◆ **INFORMATION SHOWN**
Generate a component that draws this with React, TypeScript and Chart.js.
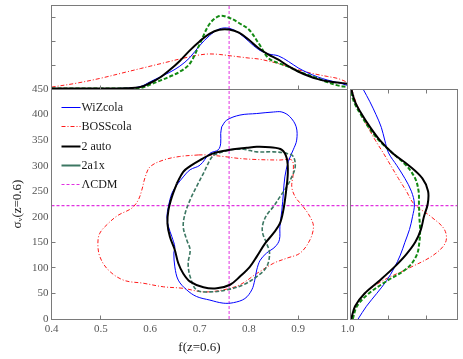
import React, { useEffect, useRef } from 'react';
import { Chart, registerables } from 'chart.js';

Chart.register(...registerables);

const W = 463;
const H = 359;
const SERIF = '"Liberation Serif", "Times New Roman", "DejaVu Serif", serif';

// ---- 2D contours (f, sigma_v) ----
const wizF = [0.745, 0.755, 0.782, 0.816, 0.850, 0.867, 0.883, 0.896, 0.897, 0.890, 0.880, 0.873, 0.870, 0.867, 0.863, 0.862, 0.853, 0.836, 0.823, 0.816, 0.812, 0.806, 0.792, 0.769, 0.748, 0.721, 0.694, 0.674, 0.657, 0.650, 0.648, 0.650, 0.644, 0.637, 0.634, 0.637, 0.644, 0.654, 0.667, 0.681, 0.701, 0.721, 0.738, 0.743, 0.743];
const wizS = [376, 389, 399, 402, 405, 405, 396, 376, 350, 331, 308, 278, 246, 213, 181, 155, 141, 129, 115, 96, 76, 57, 40, 32, 31, 37, 44, 57, 76, 102, 129, 141, 161, 181, 200, 220, 246, 262, 278, 292, 301, 324, 331, 344, 363];

const bossF = [0.698, 0.660, 0.627, 0.600, 0.590, 0.583, 0.576, 0.563, 0.535, 0.515, 0.498, 0.494, 0.498, 0.515, 0.546, 0.586, 0.627, 0.667, 0.708, 0.748, 0.782, 0.816, 0.850, 0.877, 0.904, 0.924, 0.931, 0.924, 0.910, 0.894, 0.887, 0.890, 0.887, 0.863, 0.816, 0.782, 0.748, 0.715];
const bossS = [321, 318, 311, 298, 278, 252, 233, 217, 203, 187, 168, 148, 122, 96, 76, 70, 63, 60, 53, 57, 67, 89, 109, 119, 129, 155, 181, 200, 220, 239, 259, 285, 311, 311, 312, 314, 318, 321];

const autoF = [0.654, 0.667, 0.681, 0.701, 0.728, 0.762, 0.796, 0.816, 0.843, 0.867, 0.877, 0.879, 0.875, 0.870, 0.863, 0.850, 0.833, 0.816, 0.802, 0.782, 0.762, 0.735, 0.708, 0.681, 0.667, 0.657, 0.650, 0.640, 0.635, 0.637, 0.644];
const autoS = [265, 288, 299, 311, 324, 331, 335, 337, 336, 331, 314, 285, 246, 213, 187, 168, 148, 122, 102, 83, 67, 60, 62, 73, 89, 109, 135, 161, 187, 213, 239];

const a1xF = [0.728, 0.762, 0.789, 0.816, 0.850, 0.877, 0.890, 0.894, 0.887, 0.877, 0.863, 0.850, 0.836, 0.828, 0.828, 0.836, 0.842, 0.836, 0.816, 0.789, 0.755, 0.721, 0.694, 0.681, 0.677, 0.681, 0.674, 0.667, 0.671, 0.681, 0.694, 0.708, 0.721];
const a1xS = [321, 331, 332, 327, 327, 324, 318, 298, 278, 259, 239, 220, 203, 184, 168, 148, 129, 102, 83, 67, 57, 53, 57, 83, 109, 135, 155, 181, 207, 233, 259, 285, 311];

// ---- marginal of f (top panel) ----
const fGrid = [0.40, 0.45, 0.50, 0.55, 0.58, 0.60, 0.62, 0.64, 0.66, 0.68, 0.70, 0.72, 0.74, 0.76, 0.78, 0.80, 0.82, 0.84, 0.86, 0.88, 0.90, 0.92, 0.94, 0.96, 0.98, 1.00];
const wizTop = [0.02, 0.02, 0.02, 0.03, 0.10, 0.30, 0.50, 0.70, 0.95, 1.30, 1.80, 2.22, 2.50, 2.53, 2.33, 1.98, 1.64, 1.46, 1.38, 1.15, 0.88, 0.67, 0.50, 0.37, 0.27, 0.15];
const bossTop = [0.08, 0.24, 0.45, 0.70, 0.85, 0.95, 1.05, 1.15, 1.25, 1.34, 1.42, 1.46, 1.44, 1.39, 1.34, 1.29, 1.25, 1.16, 1.06, 0.93, 0.80, 0.69, 0.60, 0.52, 0.44, 0.28];
const autoTop = [0.02, 0.02, 0.02, 0.03, 0.08, 0.25, 0.48, 0.80, 1.17, 1.60, 1.98, 2.30, 2.47, 2.48, 2.35, 2.05, 1.70, 1.43, 1.22, 0.95, 0.73, 0.55, 0.41, 0.32, 0.27, 0.22];
const a1xTop = [0.02, 0.02, 0.02, 0.02, 0.04, 0.18, 0.35, 0.52, 0.72, 1.05, 1.85, 2.70, 3.04, 2.97, 2.75, 2.48, 1.90, 1.28, 1.08, 0.93, 0.74, 0.59, 0.44, 0.28, 0.15, 0.08];

// ---- marginal of sigma_v (right panel) ----
const sGrid = [0, 25, 50, 75, 100, 125, 150, 175, 200, 225, 250, 275, 300, 325, 350, 375, 400, 425, 450];
const wizRight = [0.20, 0.42, 0.69, 0.95, 1.15, 1.31, 1.43, 1.55, 1.63, 1.68, 1.60, 1.43, 1.22, 1.00, 0.90, 0.81, 0.67, 0.51, 0.33];
const bossRight = [0.02, 0.13, 0.38, 0.85, 1.55, 2.18, 2.50, 2.47, 2.12, 1.67, 1.47, 1.26, 1.06, 0.86, 0.65, 0.46, 0.29, 0.14, 0.03];
const autoRight = [0.02, 0.12, 0.37, 0.76, 1.13, 1.45, 1.70, 1.85, 1.93, 2.03, 2.04, 1.89, 1.54, 1.10, 0.77, 0.52, 0.30, 0.12, 0.02];
const a1xRight = [0.06, 0.17, 0.48, 0.97, 1.50, 1.74, 1.81, 1.83, 1.81, 1.80, 1.79, 1.70, 1.47, 1.10, 0.74, 0.48, 0.27, 0.09, 0.0];

// ---- reference model & axes ----
const lcdmF = 0.76;
const lcdmS = 222;
const fRange = [0.4, 1.0];
const sRange = [0, 450];
const topDensRange = [0, 3.5];
const rightDensRange = [0, 2.8];
const mainXTickMarks = [0.5, 0.9];
const mainYTickMarks = [50, 100, 150];
const topTickMarks = [1, 2, 3];
const rightTickMarks = [1, 2];

const STY = {
  wiz: { color: '#0000ff', width: 1, dash: [] as number[] },
  boss: { color: '#ff1a1a', width: 1, dash: [4, 2, 1, 2] },
  auto: { color: '#000000', width: 2, dash: [] as number[] },
  a1xC: { color: '#3c7762', width: 1.6, dash: [4, 2] },
  a1xM: { color: '#138a13', width: 2, dash: [4, 2] },
  lcdm: { color: '#e030e0', width: 1, dash: [3, 2] },
  lcdmH: { color: '#e030e0', width: 1.3, dash: [3, 2] },
};

const loop = (fs: number[], ss: number[]) => {
  const pts = fs.map((f, i) => ({ x: f, y: ss[i] }));
  pts.push({ ...pts[0] });
  return pts;
};
const pairs = (xs: number[], ys: number[]) => xs.map((x, i) => ({ x, y: ys[i] }));

const mk = (label: string, data: any[], sty: any, order: number, extra: any = {}) => ({
  label,
  data,
  showLine: true,
  borderColor: sty.color,
  backgroundColor: sty.color,
  borderWidth: sty.width,
  borderDash: sty.dash,
  pointRadius: 0,
  pointHoverRadius: 0,
  tension: 0.35,
  fill: false,
  order,
  ...extra,
});

const snap = (v: number) => Math.round(v - 0.5) + 0.5;

function framePlugin(marks: { axis: 'x' | 'y'; side: 'left' | 'right' | 'top' | 'bottom'; values: number[] }[]) {
  return {
    id: 'frame',
    afterDraw(chart: any) {
      const { ctx, chartArea } = chart;
      const l = snap(chartArea.left), r = snap(chartArea.right), t = snap(chartArea.top), b = snap(chartArea.bottom);
      ctx.save();
      ctx.strokeStyle = '#7a7a7a';
      ctx.lineWidth = 1;
      ctx.setLineDash([]);
      ctx.strokeRect(l, t, r - l, b - t);
      const len = 4;
      marks.forEach((m) => {
        const sc = chart.scales[m.axis];
        m.values.forEach((v) => {
          const p = snap(sc.getPixelForValue(v));
          ctx.beginPath();
          if (m.side === 'bottom') { ctx.moveTo(p, b); ctx.lineTo(p, b - len); }
          if (m.side === 'top') { ctx.moveTo(p, t); ctx.lineTo(p, t + len); }
          if (m.side === 'left') { ctx.moveTo(l, p); ctx.lineTo(l + len, p); }
          if (m.side === 'right') { ctx.moveTo(r, p); ctx.lineTo(r - len, p); }
          ctx.stroke();
        });
      });
      ctx.restore();
    },
  };
}

const legendPlugin = {
  id: 'innerLegend',
  afterDraw(chart: any) {
    const { ctx, chartArea } = chart;
    const items = chart.data.datasets.filter((d: any) => d.legend !== false);
    ctx.save();
    items.forEach((d: any, i: number) => {
      const y = Math.round(chartArea.top + 18 + i * 19.3) + 0.5;
      const x0 = chartArea.left + 10;
      ctx.beginPath();
      ctx.strokeStyle = d.borderColor;
      ctx.lineWidth = d.legendWidth ?? d.borderWidth;
      ctx.setLineDash(d.legendDash ?? d.borderDash ?? []);
      ctx.moveTo(x0, y);
      ctx.lineTo(x0 + 19, y);
      ctx.stroke();
      ctx.setLineDash([]);
      ctx.fillStyle = '#1a1a1a';
      ctx.font = `12px ${SERIF}`;
      ctx.textBaseline = 'middle';
      ctx.textAlign = 'left';
      ctx.fillText(d.label, x0 + 20, y);
    });
    ctx.restore();
  },
};

const common = {
  responsive: false,
  animation: false as const,
  events: [] as any[],
  plugins: { legend: { display: false }, tooltip: { enabled: false } },
};

export default function App() {
  const mainRef = useRef<HTMLCanvasElement>(null);
  const topRef = useRef<HTMLCanvasElement>(null);
  const rightRef = useRef<HTMLCanvasElement>(null);

  useEffect(() => {
    const charts: Chart[] = [];
    const tickFont = { family: SERIF, size: 11 };

    // main 2D panel
    charts.push(
      new Chart(mainRef.current!, {
        type: 'scatter',
        data: {
          datasets: [
            mk('WiZcola', loop(wizF, wizS), STY.wiz, 2),
            mk('BOSScola', loop(bossF, bossS), STY.boss, 3),
            mk('2 auto', loop(autoF, autoS), STY.auto, 0),
            mk('2a1x', loop(a1xF, a1xS), STY.a1xC, 1, { legendDash: [], legendWidth: 2 }),
            mk('ΛCDM', [{ x: lcdmF, y: sRange[0] }, { x: lcdmF, y: sRange[1] }], STY.lcdm, 4, { tension: 0 }),
            mk('ΛCDM', [{ x: fRange[0], y: lcdmS }, { x: fRange[1], y: lcdmS }], STY.lcdmH, 4, { tension: 0, legend: false }),
          ] as any,
        },
        options: {
          ...common,
          layout: { padding: { left: 0, top: 89, right: W - 347.5, bottom: 0 }, autoPadding: false },
          scales: {
            x: {
              type: 'linear',
              min: fRange[0],
              max: fRange[1],
              grid: { display: false, drawTicks: false },
              border: { display: false },
              ticks: { stepSize: 0.1, color: '#555555', font: tickFont, padding: 4, maxRotation: 0, autoSkip: false },
              title: { display: true, text: 'f(z=0.6)', color: '#1a1a1a', font: { family: SERIF, size: 13 }, padding: { top: 0, bottom: 4 } },
              afterFit: (s: any) => { s.height = 40; s.paddingLeft = 0; s.paddingRight = 0; },
            },
            y: {
              type: 'linear',
              min: sRange[0],
              max: sRange[1],
              grid: { display: false, drawTicks: false },
              border: { display: false },
              ticks: { stepSize: 50, color: '#555555', font: tickFont, padding: 3 },
              title: { display: true, text: 'σᵥ(z=0.6)', color: '#1a1a1a', font: { family: SERIF, size: 13 }, padding: { top: 10, bottom: 0 } },
              afterFit: (s: any) => { s.width = 51.5; s.paddingTop = 0; s.paddingBottom = 0; },
            },
          },
        } as any,
        plugins: [
          framePlugin([
            { axis: 'x', side: 'bottom', values: mainXTickMarks },
            { axis: 'y', side: 'left', values: mainYTickMarks },
            { axis: 'y', side: 'right', values: mainYTickMarks },
          ]),
          legendPlugin,
        ],
      })
    );

    // top marginal panel
    charts.push(
      new Chart(topRef.current!, {
        type: 'scatter',
        data: {
          datasets: [
            mk('ΛCDM', [{ x: lcdmF, y: topDensRange[0] }, { x: lcdmF, y: topDensRange[1] }], STY.lcdm, 4, { tension: 0 }),
            mk('BOSScola', pairs(fGrid, bossTop), STY.boss, 3),
            mk('WiZcola', pairs(fGrid, wizTop), STY.wiz, 2),
            mk('2a1x', pairs(fGrid, a1xTop), STY.a1xM, 1),
            mk('2 auto', pairs(fGrid, autoTop), STY.auto, 0),
          ] as any,
        },
        options: {
          ...common,
          layout: { padding: { left: 51.5, top: 5, right: W - 347.5, bottom: H - 89 }, autoPadding: false },
          scales: {
            x: { type: 'linear', display: false, min: fRange[0], max: fRange[1] },
            y: { type: 'linear', display: false, min: topDensRange[0], max: topDensRange[1] },
          },
        } as any,
        plugins: [
          framePlugin([
            { axis: 'y', side: 'left', values: topTickMarks },
            { axis: 'y', side: 'right', values: topTickMarks },
            { axis: 'x', side: 'bottom', values: mainXTickMarks },
          ]),
        ],
      })
    );

    // right marginal panel
    charts.push(
      new Chart(rightRef.current!, {
        type: 'scatter',
        data: {
          datasets: [
            mk('ΛCDM', [{ x: rightDensRange[0], y: lcdmS }, { x: rightDensRange[1], y: lcdmS }], STY.lcdmH, 4, { tension: 0 }),
            mk('BOSScola', pairs(bossRight, sGrid), STY.boss, 3),
            mk('WiZcola', pairs(wizRight, sGrid), STY.wiz, 2),
            mk('2a1x', pairs(a1xRight, sGrid), STY.a1xM, 1),
            mk('2 auto', pairs(autoRight, sGrid), STY.auto, 0),
          ] as any,
        },
        options: {
          ...common,
          layout: { padding: { left: 350.5, top: 89, right: W - 457, bottom: H - 319 }, autoPadding: false },
          scales: {
            x: { type: 'linear', display: false, min: rightDensRange[0], max: rightDensRange[1] },
            y: { type: 'linear', display: false, min: sRange[0], max: sRange[1] },
          },
        } as any,
        plugins: [
          framePlugin([
            { axis: 'x', side: 'top', values: rightTickMarks },
            { axis: 'x', side: 'bottom', values: rightTickMarks },
            { axis: 'y', side: 'right', values: mainYTickMarks },
          ]),
        ],
      })
    );

    return () => charts.forEach((c) => c.destroy());
  }, []);

  const cs: React.CSSProperties = { position: 'absolute', left: 0, top: 0, width: W, height: H };
  return (
    <div style={{ position: 'fixed', left: 0, top: 0, width: W, height: H, background: '#fff' }}>
      <canvas ref={mainRef} width={W} height={H} style={cs} />
      <canvas ref={topRef} width={W} height={H} style={cs} />
      <canvas ref={rightRef} width={W} height={H} style={cs} />
    </div>
  );
}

◆ **TASK TO CARRY OUT**
From the first line above through the line containing "331, 344, 363];", copy everything exactly, without the pictures.

◆ **ANSWER TO THE PROBLEM**
Generate a component that draws this with React, TypeScript and Chart.js.
import React, { useEffect, useRef } from 'react';
import { Chart, registerables } from 'chart.js';

Chart.register(...registerables);

const W = 463;
const H = 359;
const SERIF = '"Liberation Serif", "Times New Roman", "DejaVu Serif", serif';

// ---- 2D contours (f, sigma_v) ----
const wizF = [0.745, 0.755, 0.782, 0.816, 0.850, 0.867, 0.883, 0.896, 0.897, 0.890, 0.880, 0.873, 0.870, 0.867, 0.863, 0.862, 0.853, 0.836, 0.823, 0.816, 0.812, 0.806, 0.792, 0.769, 0.748, 0.721, 0.694, 0.674, 0.657, 0.650, 0.648, 0.650, 0.644, 0.637, 0.634, 0.637, 0.644, 0.654, 0.667, 0.681, 0.701, 0.721, 0.738, 0.743, 0.743];
const wizS = [376, 389, 399, 402, 405, 405, 396, 376, 350, 331, 308, 278, 246, 213, 181, 155, 141, 129, 115, 96, 76, 57, 40, 32, 31, 37, 44, 57, 76, 102, 129, 141, 161, 181, 200, 220, 246, 262, 278, 292, 301, 324, 331, 344, 363];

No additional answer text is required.